Letter from POGO to DOE Secretary Bodman regarding unnecessary ongoing cybersecurity weaknesses
The Honorable Samuel W. Bodman
U.S. Department of Energy
1000 Independence Avenue, SW
Washington, DC 20585
Via Facsimile: (202) 586-4403
Dear Secretary Bodman:
The Project On Government Oversight is writing to voice our concern over the Department of Energy’s (DOE) failure to adequately oversee the Los Alamos National Laboratory (LANL) and, in particular, its failure to implement the long-promised plan to go media-less. The DOE’s National Nuclear Security Administration (NNSA) recently abdicated responsibility for overseeing both safety and cybersecurity at Los Alamos to the contractor, despite LANL’s unbelievably bad track record in both areas. Even more absurd is that the DOE would trust LANL to investigate and police its own breaches of safety and security.

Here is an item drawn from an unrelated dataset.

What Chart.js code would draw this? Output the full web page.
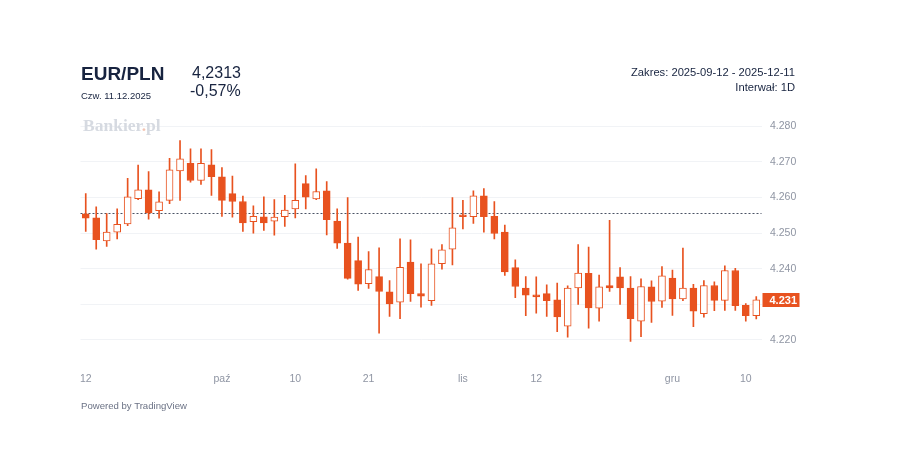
<!DOCTYPE html>
<html lang="pl">
<head>
<meta charset="UTF-8">
<title>EUR/PLN</title>
<script src="https://cdn.jsdelivr.net/npm/chart.js"></script>
<style>
  body { margin: 0; background: #fff; font-family: "Liberation Sans", Arial, sans-serif; }
  #wrap { position: relative; width: 899px; height: 474px; overflow: hidden; }
  #chart { position: absolute; left: 0; top: 0; }
  .t { position: absolute; white-space: nowrap; color: #17233f; }
  .mark { position: absolute; left: 83px; top: 115px; font-family: "Liberation Serif", serif; font-weight: bold; font-size: 17.5px; color: #d6dae1; }
  .mark span { color: #f3c4b2; }
</style>
</head>
<body>
<div id="wrap">
  <canvas id="chart" width="899" height="474"></canvas>
  <div class="mark">Bankier<span>.</span>pl</div>
  <div class="t" style="left:81px; top:63px; font-size:19px; font-weight:bold;">EUR/PLN</div>
  <div class="t" style="left:81px; top:90px; font-size:9.5px;">Czw. 11.12.2025</div>
  <div class="t" style="left:192px; top:64px; font-size:16px;">4,2313</div>
  <div class="t" style="left:190px; top:82px; font-size:16px;">-0,57%</div>
  <div class="t" style="right:104px; top:66px; font-size:11.2px; text-align:right;">Zakres: 2025-09-12 - 2025-12-11</div>
  <div class="t" style="right:104px; top:81px; font-size:11.2px; text-align:right;">Interwał: 1D</div>
  <div class="t" style="left:81px; top:400px; font-size:9.6px; color:#6b7285;">Powered by TradingView</div>
</div>

<script>
// trading days, 2025-09-12 .. 2025-12-11
const days = [
  '2025-09-12','2025-09-15','2025-09-16','2025-09-17','2025-09-18','2025-09-19',
  '2025-09-22','2025-09-23','2025-09-24','2025-09-25','2025-09-26','2025-09-29','2025-09-30',
  '2025-10-01','2025-10-02','2025-10-03','2025-10-06','2025-10-07','2025-10-08','2025-10-09','2025-10-10',
  '2025-10-13','2025-10-14','2025-10-15','2025-10-16','2025-10-17','2025-10-20','2025-10-21','2025-10-22',
  '2025-10-23','2025-10-24','2025-10-27','2025-10-28','2025-10-29','2025-10-30','2025-10-31',
  '2025-11-03','2025-11-04','2025-11-05','2025-11-06','2025-11-07','2025-11-10','2025-11-11','2025-11-12',
  '2025-11-13','2025-11-14','2025-11-17','2025-11-18','2025-11-19','2025-11-20','2025-11-21',
  '2025-11-24','2025-11-25','2025-11-26','2025-11-27','2025-11-28',
  '2025-12-01','2025-12-02','2025-12-03','2025-12-04','2025-12-05','2025-12-08','2025-12-09','2025-12-10','2025-12-11'
];

const opens = [
  4.2554,4.2543,4.2478,4.2503,4.2526,4.2597,4.2622,4.2563,4.2592,4.2675,4.2696,4.2648,4.2692,
  4.2658,4.2611,4.2589,4.2532,4.2546,4.2534,4.2546,4.2568,4.2639,4.2596,4.2619,4.2534,4.2472,
  4.2423,4.2358,4.2378,4.2335,4.2306,4.2419,4.2330,4.2310,4.2414,4.2455,4.2548,4.2546,4.2605,
  4.2547,4.2503,4.2403,4.2346,4.2327,4.2330,4.2313,4.2239,4.2346,4.2387,4.2289,4.2353,4.2377,
  4.2346,4.2253,4.2349,4.2309,4.2374,4.2315,4.2346,4.2274,4.2353,4.2311,4.2395,4.2297,4.2268
];
const highs = [
  4.2611,4.2574,4.2555,4.2568,4.2654,4.2691,4.2673,4.2616,4.2710,4.2760,4.2737,4.2737,4.2735,
  4.2684,4.2660,4.2604,4.2577,4.2602,4.2594,4.2606,4.2695,4.2662,4.2681,4.2645,4.2568,4.2600,
  4.2489,4.2448,4.2459,4.2367,4.2484,4.2481,4.2414,4.2456,4.2468,4.2600,4.2592,4.2619,4.2625,
  4.2589,4.2523,4.2425,4.2378,4.2377,4.2355,4.2360,4.2352,4.2468,4.2461,4.2382,4.2536,4.2403,
  4.2378,4.2372,4.2366,4.2406,4.2396,4.2458,4.2356,4.2367,4.2363,4.2408,4.2401,4.2302,4.2322
];
const lows = [
  4.2505,4.2455,4.2463,4.2484,4.2521,4.2594,4.2539,4.2542,4.2583,4.2592,4.2643,4.2637,4.2606,
  4.2547,4.2545,4.2505,4.2500,4.2508,4.2494,4.2519,4.2543,4.2568,4.2594,4.2495,4.2457,4.2371,
  4.2339,4.2345,4.2219,4.2266,4.2260,4.2308,4.2292,4.2297,4.2399,4.2411,4.2512,4.2527,4.2503,
  4.2484,4.2381,4.2319,4.2268,4.2275,4.2266,4.2223,4.2208,4.2300,4.2233,4.2253,4.2336,4.2300,
  4.2196,4.2209,4.2249,4.2291,4.2269,4.2310,4.2237,4.2264,4.2282,4.2283,4.2283,4.2253,4.2259
];
const closes = [
  4.2542,4.2482,4.2503,4.2525,4.2602,4.2622,4.2557,4.2588,4.2678,4.2709,4.2648,4.2696,4.2659,
  4.2592,4.2589,4.2529,4.2547,4.2529,4.2545,4.2565,4.2592,4.2601,4.2617,4.2538,4.2472,4.2373,
  4.2357,4.2398,4.2336,4.2301,4.2404,4.2330,4.2323,4.2414,4.2453,4.2515,4.2546,4.2605,4.2546,
  4.2499,4.2391,4.2350,4.2326,4.2321,4.2310,4.2265,4.2346,4.2388,4.2290,4.2349,4.2346,4.2346,
  4.2260,4.2350,4.2308,4.2380,4.2315,4.2346,4.2281,4.2353,4.2311,4.2395,4.2296,4.2268,4.2313
];

// x axis labels shown under these days
const tickDays  = ['2025-09-12','2025-10-01','2025-10-10','2025-10-21','2025-11-03','2025-11-12','2025-12-01','2025-12-10'];
const tickTexts = ['12','paź','10','21','lis','12','gru','10'];

const yTicks = [4.220, 4.230, 4.240, 4.250, 4.260, 4.270, 4.280];
const baseLine = 4.2556;   // dotted reference line
const lastPrice = closes[closes.length - 1];

const ORANGE = '#e8521f';

const wicks = days.map((d, i) => [lows[i], highs[i]]);
const bodies = days.map((d, i) => [Math.min(opens[i], closes[i]), Math.max(opens[i], closes[i])]);
const bodyFill = days.map((d, i) => closes[i] >= opens[i] ? '#ffffff' : ORANGE);

// dotted line under the candles and the last price box on the axis
const extras = {
  id: 'extras',
  beforeDatasetsDraw(chart) {
    const { ctx, chartArea, scales } = chart;
    const y = Math.round(scales.y.getPixelForValue(baseLine)) + 0.5;
    ctx.save();
    ctx.strokeStyle = '#4a5365';
    ctx.lineWidth = 1;
    ctx.setLineDash([2, 2]);
    ctx.beginPath();
    ctx.moveTo(chartArea.left, y);
    ctx.lineTo(chartArea.right, y);
    ctx.stroke();
    ctx.restore();
  },
  afterDraw(chart) {
    const { ctx, chartArea, scales } = chart;
    const y = scales.y.getPixelForValue(lastPrice);
    ctx.save();
    ctx.fillStyle = ORANGE;
    ctx.fillRect(chartArea.right + 1, Math.round(y) - 7, 37, 14);
    ctx.fillStyle = '#ffffff';
    ctx.font = 'bold 11px "Liberation Sans", Arial, sans-serif';
    ctx.textBaseline = 'middle';
    ctx.textAlign = 'left';
    ctx.fillText(lastPrice.toFixed(3), chartArea.right + 8, Math.round(y) + 0.5);
    ctx.restore();
  }
};

new Chart(document.getElementById('chart'), {
  type: 'bar',
  data: {
    labels: days,
    datasets: [
      {
        label: 'body',
        data: bodies,
        backgroundColor: bodyFill,
        borderColor: ORANGE,
        borderWidth: 1,
        borderSkipped: false,
        barThickness: 7,
        minBarLength: 2,
        grouped: false,
        order: 0
      },
      {
        label: 'wick',
        data: wicks,
        backgroundColor: ORANGE,
        borderWidth: 0,
        barThickness: 1,
        grouped: false,
        order: 1
      }
    ]
  },
  options: {
    responsive: false,
    animation: false,
    devicePixelRatio: 1,
    layout: { padding: { left: 80.5, top: 110, right: 97.5, bottom: 82 } },
    plugins: { legend: { display: false }, tooltip: { enabled: false } },
    scales: {
      x: {
        type: 'category',
        offset: true,
        afterFit: (scale) => { scale.height = 30; },
        grid: { display: false, drawTicks: false },
        border: { display: false },
        ticks: {
          autoSkip: false,
          maxRotation: 0,
          padding: 11,
          color: '#8f95a3',
          font: { size: 10.5, family: '"Liberation Sans", Arial, sans-serif' },
          callback: function (value) {
            const k = tickDays.indexOf(this.getLabelForValue(value));
            return k >= 0 ? tickTexts[k] : '';
          }
        }
      },
      y: {
        position: 'right',
        min: 4.2138,
        max: 4.2846,
        afterFit: (scale) => { scale.width = 40; },
        afterBuildTicks: (scale) => { scale.ticks = yTicks.map(v => ({ value: v })); },
        grid: { color: '#f1f3f6', drawTicks: false },
        border: { display: false },
        ticks: {
          padding: 8.5,
          color: '#8f95a3',
          font: { size: 10.5, family: '"Liberation Sans", Arial, sans-serif' },
          callback: (v) => v.toFixed(3)
        }
      }
    }
  },
  plugins: [extras]
});
</script>
</body>
</html>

As you know, on October 20, 2006, Los Alamos police found classified information from LANL during a drug bust at the home of a former LANL subcontractor employee, an incident becoming known as “CREM de meth.”
Police found three memory sticks containing 408 separate classified documents and an additional 456 hard-copy pages of classified documents, including some classified as Secret-National Security Information (pertaining to intelligence) and Secret-Restricted Data (pertaining to nuclear weapons). It was only by chance that the drug raid turned up these documents – proving that the cybersecurity problem is far from solved.
The “CREM de meth” drug bust at Los Alamos is just the latest in a bizarre series of incidents involving unauthorized removal of classified information and missing classified data from LANL. For instance, there was the infamous case in 2000 in which computer hard drives holding classified and highly sensitive Nuclear Emergency Search Team (NEST) information went missing. The hard drives mysteriously reappeared weeks later behind a copying machine. No fingerprints were found on the hard drives. Furthermore, between 2002 and 2004 there was a rapid-fire series of seven instances of missing or mishandled classified computer equipment and Classified Removable Electronic Media (CREM).
It is absurd that six years after Wen Ho Lee pleaded guilty to mishandling national security information from the lab that LANL personnel can still walk out with a USB memory stick, which can hold large amounts of highly classified data. It is equally absurd that such a junior subcontractor employee could have such a high clearance as Sigma 15, which gave her access to the most sensitive information in the complex. In 2004, the Department of Energy and LANL claimed they were going to eliminate CREM by going to a diskless environment by 2009. As POGO pointed out at the time, the five-year timeline is ridiculously drawn out, and it has allowed the sense of urgency to fix this problem to fade.
The solution to this problem isn’t rocket science – and is not expensive. The major focus should be on ensuring the security of the classified computing system. Classified inter-agency reviews of the threats to the nuclear weapons complex all came to the same conclusion: resolving the risk presented by an “insider” employee needs to be the priority. In fact, Sigma 14 and 15 information was supposed to be given the first priority for going media-less and being protected against the insider threat.
Attached are copies of documents used in a meeting at the Lawrence Livermore National Laboratory in late August 2000 detailing a plan to go media-less across the entire nuclear weapons complex in less than six months at a cost of $10 million to $15 million. This plan was killed by the NNSA. Only now, six years later, is NNSA implementing a stop-gap measure – injecting glue into the USB ports – to prevent the use of removable media until DOE is able to go media-less.
We hope you will take quick and decisive action to implement a more meaningful and permanent media-less system at all nuclear weapons facilities, and especially at the Los Alamos National Laboratory. We would like to discuss a specific plan and timeline to implement this system. We look forward to working with you to resolve this problem once and for all.